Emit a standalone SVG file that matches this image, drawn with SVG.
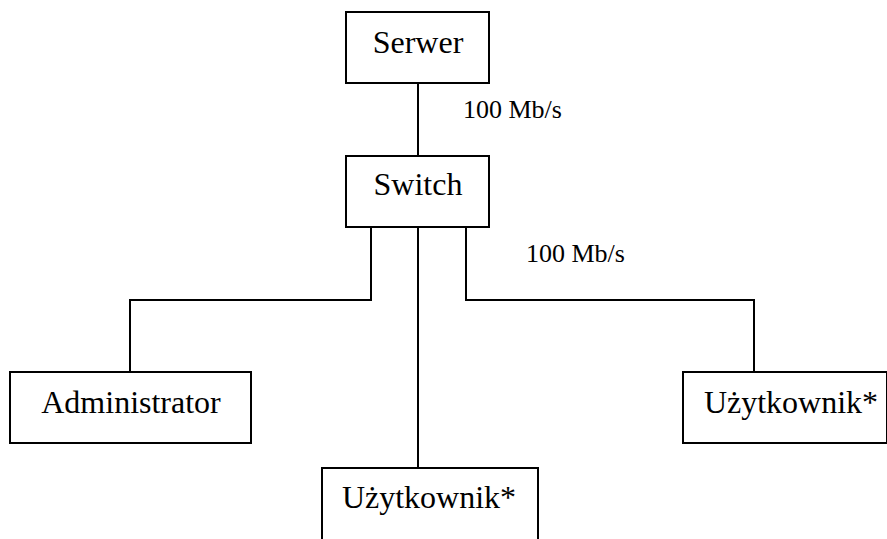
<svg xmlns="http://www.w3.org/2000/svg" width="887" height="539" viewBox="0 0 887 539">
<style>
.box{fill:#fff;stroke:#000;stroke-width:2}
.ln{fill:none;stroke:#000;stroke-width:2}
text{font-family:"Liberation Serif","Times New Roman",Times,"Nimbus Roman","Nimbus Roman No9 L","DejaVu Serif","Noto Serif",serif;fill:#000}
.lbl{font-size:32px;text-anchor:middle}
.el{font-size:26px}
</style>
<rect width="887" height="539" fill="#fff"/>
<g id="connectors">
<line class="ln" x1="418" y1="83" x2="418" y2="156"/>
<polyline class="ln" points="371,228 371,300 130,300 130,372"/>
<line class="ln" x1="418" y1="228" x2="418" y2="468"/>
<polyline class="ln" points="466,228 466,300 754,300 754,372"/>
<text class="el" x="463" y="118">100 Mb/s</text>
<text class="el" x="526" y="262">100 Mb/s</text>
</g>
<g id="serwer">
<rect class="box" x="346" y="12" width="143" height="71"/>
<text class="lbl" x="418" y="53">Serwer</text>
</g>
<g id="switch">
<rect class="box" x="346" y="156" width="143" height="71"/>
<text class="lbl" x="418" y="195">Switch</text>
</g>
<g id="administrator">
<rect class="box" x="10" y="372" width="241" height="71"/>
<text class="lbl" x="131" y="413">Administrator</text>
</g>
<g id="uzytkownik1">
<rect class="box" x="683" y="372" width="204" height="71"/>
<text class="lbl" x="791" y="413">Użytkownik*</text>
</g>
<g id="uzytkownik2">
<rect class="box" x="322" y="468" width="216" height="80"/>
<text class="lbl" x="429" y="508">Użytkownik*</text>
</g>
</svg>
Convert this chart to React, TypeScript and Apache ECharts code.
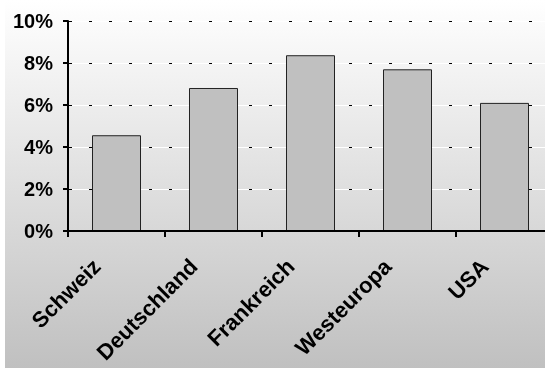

== TASK TO CARRY OUT ==
Without including the pictures, return each record above exactly as it stands.

== EXPECTED OUTPUT ==
Emit a standalone SVG file that matches this image, drawn with SVG.
<svg xmlns="http://www.w3.org/2000/svg" width="887" height="539" viewBox="0 0 887 539">
<style>
.box{fill:#fff;stroke:#000;stroke-width:2}
.ln{fill:none;stroke:#000;stroke-width:2}
text{font-family:"Liberation Serif","Times New Roman",Times,"Nimbus Roman","Nimbus Roman No9 L","DejaVu Serif","Noto Serif",serif;fill:#000}
.lbl{font-size:32px;text-anchor:middle}
.el{font-size:26px}
</style>
<rect width="887" height="539" fill="#fff"/>
<g id="connectors">
<line class="ln" x1="418" y1="83" x2="418" y2="156"/>
<polyline class="ln" points="371,228 371,300 130,300 130,372"/>
<line class="ln" x1="418" y1="228" x2="418" y2="468"/>
<polyline class="ln" points="466,228 466,300 754,300 754,372"/>
<text class="el" x="463" y="118">100 Mb/s</text>
<text class="el" x="526" y="262">100 Mb/s</text>
</g>
<g id="serwer">
<rect class="box" x="346" y="12" width="143" height="71"/>
<text class="lbl" x="418" y="53">Serwer</text>
</g>
<g id="switch">
<rect class="box" x="346" y="156" width="143" height="71"/>
<text class="lbl" x="418" y="195">Switch</text>
</g>
<g id="administrator">
<rect class="box" x="10" y="372" width="241" height="71"/>
<text class="lbl" x="131" y="413">Administrator</text>
</g>
<g id="uzytkownik1">
<rect class="box" x="683" y="372" width="204" height="71"/>
<text class="lbl" x="791" y="413">Użytkownik*</text>
</g>
<g id="uzytkownik2">
<rect class="box" x="322" y="468" width="216" height="80"/>
<text class="lbl" x="429" y="508">Użytkownik*</text>
</g>
</svg>
Convert this chart to React, TypeScript and Apache ECharts code.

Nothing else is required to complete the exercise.